Stated problem =
Starting with the first line of the listing, quote each line exactly until and including the one with "summer_t = [21.9, 22.3, 21.85, 21.8, 22.05, 21.2, 21.2, 21.65]", leaving pictures out.

**** Records ****

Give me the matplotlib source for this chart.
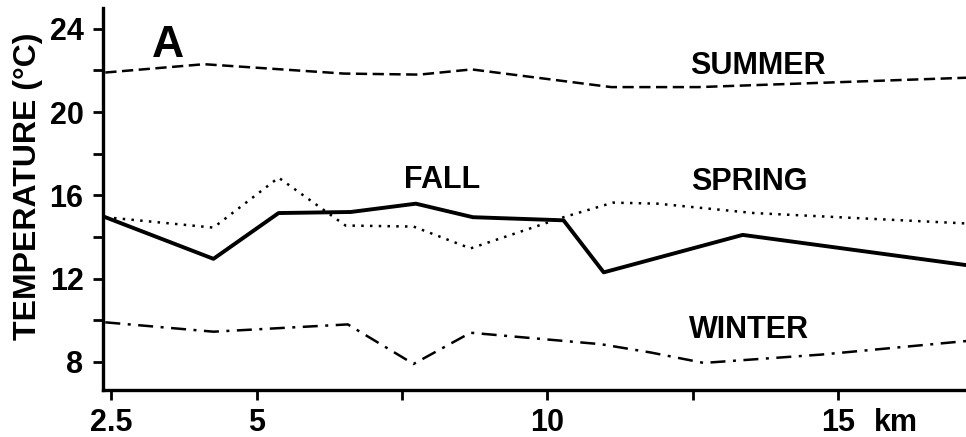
import matplotlib.pyplot as plt
from matplotlib.ticker import MultipleLocator

# temperature along the transect (km from origin, deg C)
summer_km = [2.4, 4.1, 6.5, 7.8, 8.7, 11.1, 12.6, 17.2]
summer_t = [21.9, 22.3, 21.85, 21.8, 22.05, 21.2, 21.2, 21.65]

spring_km = [2.4, 4.26, 5.38, 6.53, 7.7, 8.68, 10.28, 11.13, 11.9, 13.55, 17.2]
spring_t = [14.95, 14.45, 16.85, 14.55, 14.5, 13.45, 14.95, 15.65, 15.6, 15.15, 14.65]

fall_km = [2.4, 4.26, 5.38, 6.62, 7.74, 8.72, 10.28, 10.97, 13.36, 17.2]
fall_t = [14.95, 12.95, 15.15, 15.2, 15.6, 14.95, 14.8, 12.3, 14.1, 12.65]

winter_km = [2.4, 4.26, 6.57, 7.7, 8.68, 10.92, 11.78, 12.69, 14.71, 17.2]
winter_t = [9.9, 9.45, 9.8, 7.9, 9.4, 8.85, 8.45, 7.95, 8.35, 9.0]

x_ticks = [2.5, 5, 7.5, 10, 12.5, 15]
x_ticklabels = ["2.5", "5", "", "10", "", "15"]

plt.rcParams["font.family"] = ["Liberation Sans", "DejaVu Sans"]
plt.rcParams["font.weight"] = "bold"

fig = plt.figure(figsize=(9.66, 4.37), dpi=100)
ax = fig.add_axes([0.1066, 0.1076, 0.8934, 0.8741])

ax.plot(summer_km, summer_t, color="black", lw=1.8, dashes=(4.5, 2.2))
ax.plot(spring_km, spring_t, color="black", lw=1.8, dashes=(1, 2.5))
ax.plot(fall_km, fall_t, color="black", lw=2.8)
ax.plot(winter_km, winter_t, color="black", lw=1.8, dashes=(6, 3, 1.2, 3))

ax.set_xlim(2.36, 17.2)
ax.set_ylim(6.65, 25)

ax.set_xticks(x_ticks)
ax.set_xticklabels(x_ticklabels, fontsize=22, fontweight="bold")
ax.set_yticks([8, 12, 16, 20, 24])
ax.yaxis.set_minor_locator(MultipleLocator(2))
ax.tick_params(axis="y", labelsize=22, width=2, length=7, pad=7)
ax.tick_params(axis="y", which="minor", width=2, length=7)
ax.tick_params(axis="x", width=2, length=7, pad=6)
for lbl in ax.get_yticklabels():
    lbl.set_fontweight("bold")

for side in ["top", "right"]:
    ax.spines[side].set_visible(False)
for side in ["left", "bottom"]:
    ax.spines[side].set_linewidth(2.4)

# unit written next to the last tick label
ax.annotate("km", xy=(16.0, 0), xycoords=("data", "axes fraction"),
            xytext=(0, -13), textcoords="offset points",
            fontsize=22, fontweight="bold", ha="center", va="top")

fig.text(28 / 966, 1 - 186 / 437, "TEMPERATURE (\u00b0C)", rotation=90,
         fontsize=23, ha="center", va="center")

ax.text(3.47, 23.2, "A", fontsize=32, fontweight="bold", ha="center", va="center")
ax.text(13.62, 22.23, "SUMMER", fontsize=22, fontweight="bold", ha="center", va="center")
ax.text(13.47, 16.63, "SPRING", fontsize=22, fontweight="bold", ha="center", va="center")
ax.text(8.2, 16.73, "FALL", fontsize=22, fontweight="bold", ha="center", va="center")
ax.text(13.47, 9.55, "WINTER", fontsize=22, fontweight="bold", ha="center", va="center")

fig.savefig("out.png", dpi=100)
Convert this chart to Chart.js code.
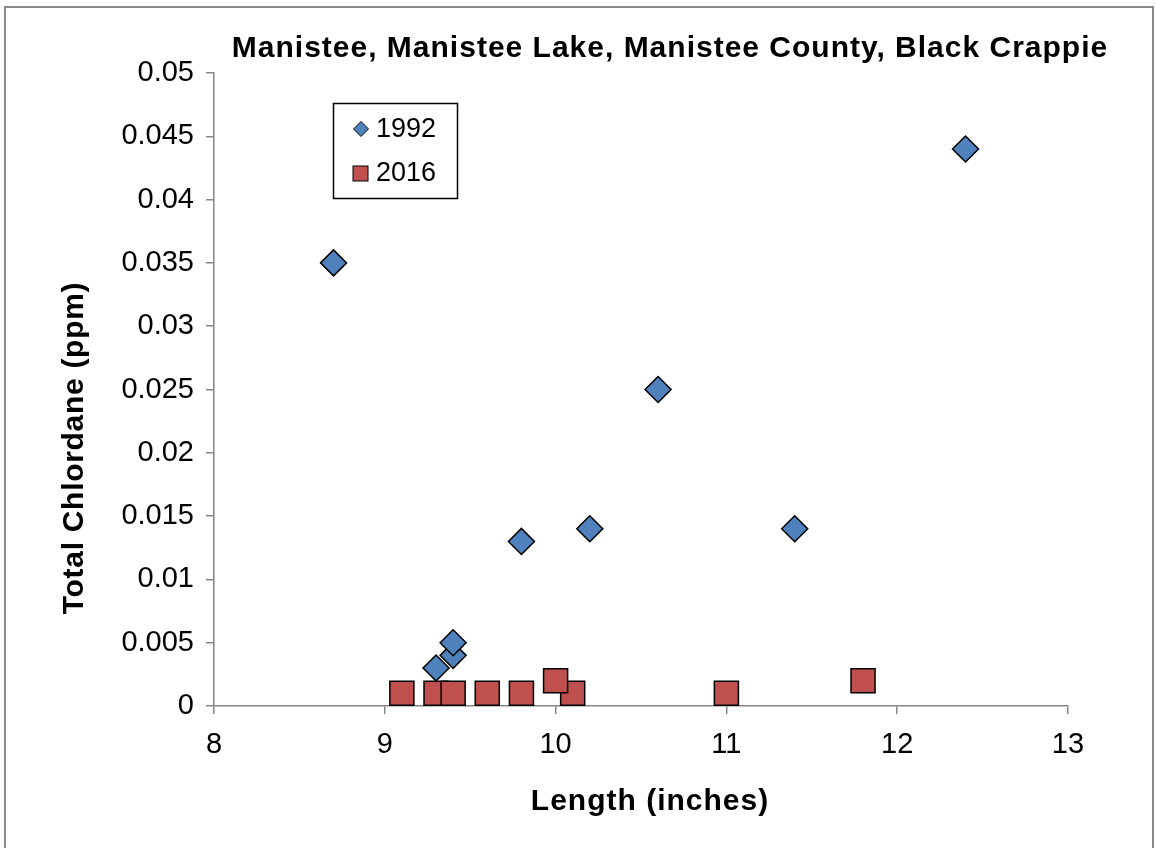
<!DOCTYPE html>
<html>
<head>
<meta charset="utf-8">
<script src="https://cdn.jsdelivr.net/npm/chart.js@4/dist/chart.umd.min.js"></script>
<style>
  html, body { margin: 0; padding: 0; background: #fff; overflow: hidden; }
  #wrap { position: relative; width: 1156px; height: 848px; }
  #frame {
    position: absolute; left: 4px; top: 6px; width: 1150px; height: 860px;
    border: 2px solid #8a8a8a; box-sizing: border-box; pointer-events: none;
  }
</style>
</head>
<body>
<div id="wrap">
  <canvas id="chart" width="1156" height="848"></canvas>
  <div id="frame"></div>
</div>
<script>
// data
const len1992 = [8.7, 9.3, 9.4, 9.4, 9.8, 10.2, 10.6, 11.4, 12.4]
const chl1992 = [0.035, 0.003, 0.004, 0.005, 0.013, 0.014, 0.025, 0.014, 0.044]
const len2016 = [9.1, 9.3, 9.4, 9.6, 9.8, 10.1, 10.0, 11.0, 11.8]
const chl2016 = [0.001, 0.001, 0.001, 0.001, 0.001, 0.001, 0.002, 0.001, 0.002]

const seriesNames = ['1992', '2016']
const chartTitle = 'Manistee, Manistee Lake, Manistee County, Black Crappie'
const xTitle = 'Length (inches)'
const yTitle = 'Total Chlordane (ppm)'

const FONT = '"Liberation Sans", Arial, sans-serif'
const AXIS_GRAY = '#868686'
const BLUE = '#4F81BD'
const RED = '#C0504D'

const toPoints = (xs, ys) => xs.map((x, i) => ({ x: x, y: ys[i] }))

// title, axis titles and the boxed legend drawn on top
const decorations = {
  id: 'decorations',
  afterDraw(chart) {
    const ctx = chart.ctx
    ctx.save()
    ctx.fillStyle = '#000'
    ctx.textAlign = 'center'
    ctx.textBaseline = 'middle'
    ctx.letterSpacing = '1px'
    ctx.font = 'bold 30px ' + FONT
    ctx.fillText(chartTitle, 670, 49)

    ctx.fillText(xTitle, 650, 802)

    ctx.save()
    ctx.translate(75, 448)
    ctx.rotate(-Math.PI / 2)
    ctx.letterSpacing = '0.7px'
    ctx.fillText(yTitle, 0, 0)
    ctx.restore()
    ctx.letterSpacing = '0px'

    // legend box
    ctx.strokeStyle = '#000'
    ctx.lineWidth = 1.5
    ctx.strokeRect(333.5, 103.5, 124, 95)

    // diamond
    ctx.lineWidth = 1
    ctx.beginPath()
    ctx.moveTo(361, 121.5)
    ctx.lineTo(368.5, 129)
    ctx.lineTo(361, 136.5)
    ctx.lineTo(353.5, 129)
    ctx.closePath()
    ctx.fillStyle = BLUE
    ctx.fill()
    ctx.stroke()

    // square
    ctx.fillStyle = RED
    ctx.fillRect(353, 166, 15, 15)
    ctx.strokeRect(353, 166, 15, 15)

    ctx.fillStyle = '#000'
    ctx.textAlign = 'left'
    ctx.font = '27px ' + FONT
    ctx.fillText(seriesNames[0], 376, 130)
    ctx.fillText(seriesNames[1], 376, 174)
    ctx.restore()
  }
}

const ctx = document.getElementById('chart').getContext('2d')
const chart = new Chart(ctx, {
  type: 'scatter',
  data: {
    datasets: [
      {
        label: seriesNames[0],
        data: toPoints(len1992, chl1992),
        pointStyle: 'rectRot',
        pointRadius: 13,
        pointHoverRadius: 13,
        backgroundColor: BLUE,
        borderColor: '#000',
        borderWidth: 1.5,
      },
      {
        label: seriesNames[1],
        data: toPoints(len2016, chl2016),
        pointStyle: 'rect',
        pointRadius: 17,
        pointHoverRadius: 17,
        backgroundColor: RED,
        borderColor: '#000',
        borderWidth: 1.5,
      }
    ]
  },
  options: {
    responsive: false,
    animation: false,
    layout: {
      padding: { left: 0, right: 88, top: 73, bottom: 0 }
    },
    scales: {
      x: {
        type: 'linear',
        min: 8,
        max: 13,
        afterFit: (scale) => { scale.height = 142 },
        ticks: {
          stepSize: 1,
          color: '#000',
          font: { family: FONT, size: 29 },
          padding: 14,
        },
        grid: {
          drawOnChartArea: false,
          drawTicks: true,
          tickLength: 8,
          color: AXIS_GRAY,
          lineWidth: 1.5,
        },
        border: { color: AXIS_GRAY, width: 1.5 },
      },
      y: {
        type: 'linear',
        min: 0,
        max: 0.05,
        afterFit: (scale) => { scale.width = 214 },
        ticks: {
          stepSize: 0.005,
          color: '#000',
          font: { family: FONT, size: 29 },
          padding: 12,
          callback: function(value) {
            return String(parseFloat(value.toFixed(3)))
          }
        },
        grid: {
          drawOnChartArea: false,
          drawTicks: true,
          tickLength: 8,
          color: AXIS_GRAY,
          lineWidth: 1.5,
        },
        border: { color: AXIS_GRAY, width: 1.5 },
      }
    },
    plugins: {
      legend: { display: false },
      title: { display: false },
      tooltip: { enabled: false },
    }
  },
  plugins: [decorations]
})
</script>
</body>
</html>
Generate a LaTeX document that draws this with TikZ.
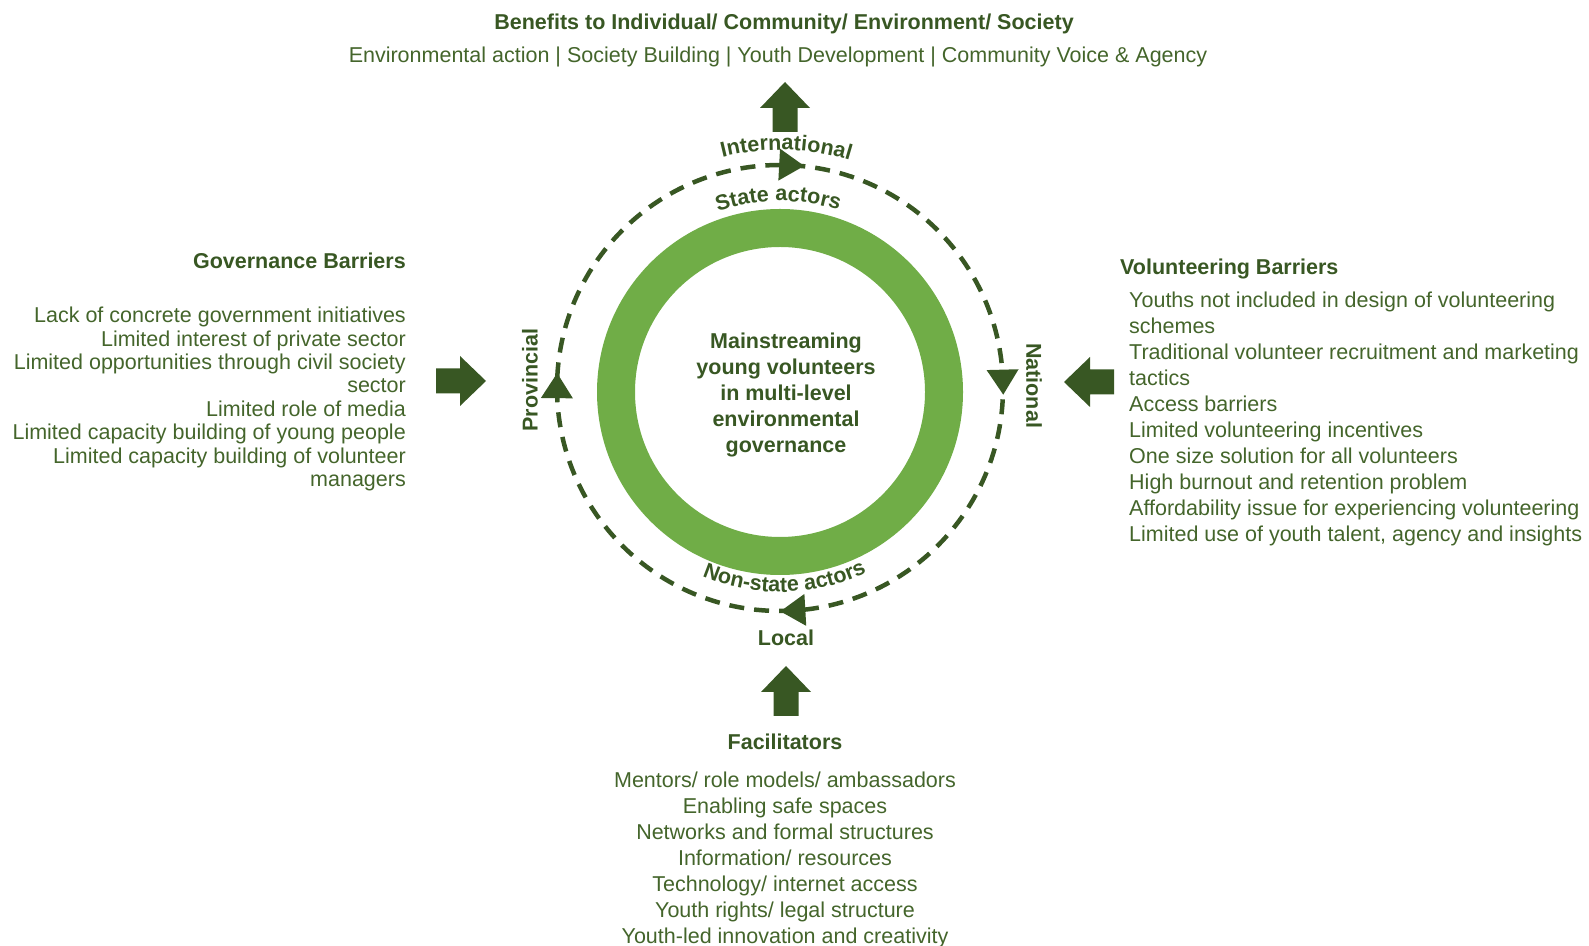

****

Exercise output =
Give me the matplotlib source for this chart.
import matplotlib.pyplot as plt
from matplotlib.ticker import MultipleLocator

# temperature along the transect (km from origin, deg C)
summer_km = [2.4, 4.1, 6.5, 7.8, 8.7, 11.1, 12.6, 17.2]
summer_t = [21.9, 22.3, 21.85, 21.8, 22.05, 21.2, 21.2, 21.65]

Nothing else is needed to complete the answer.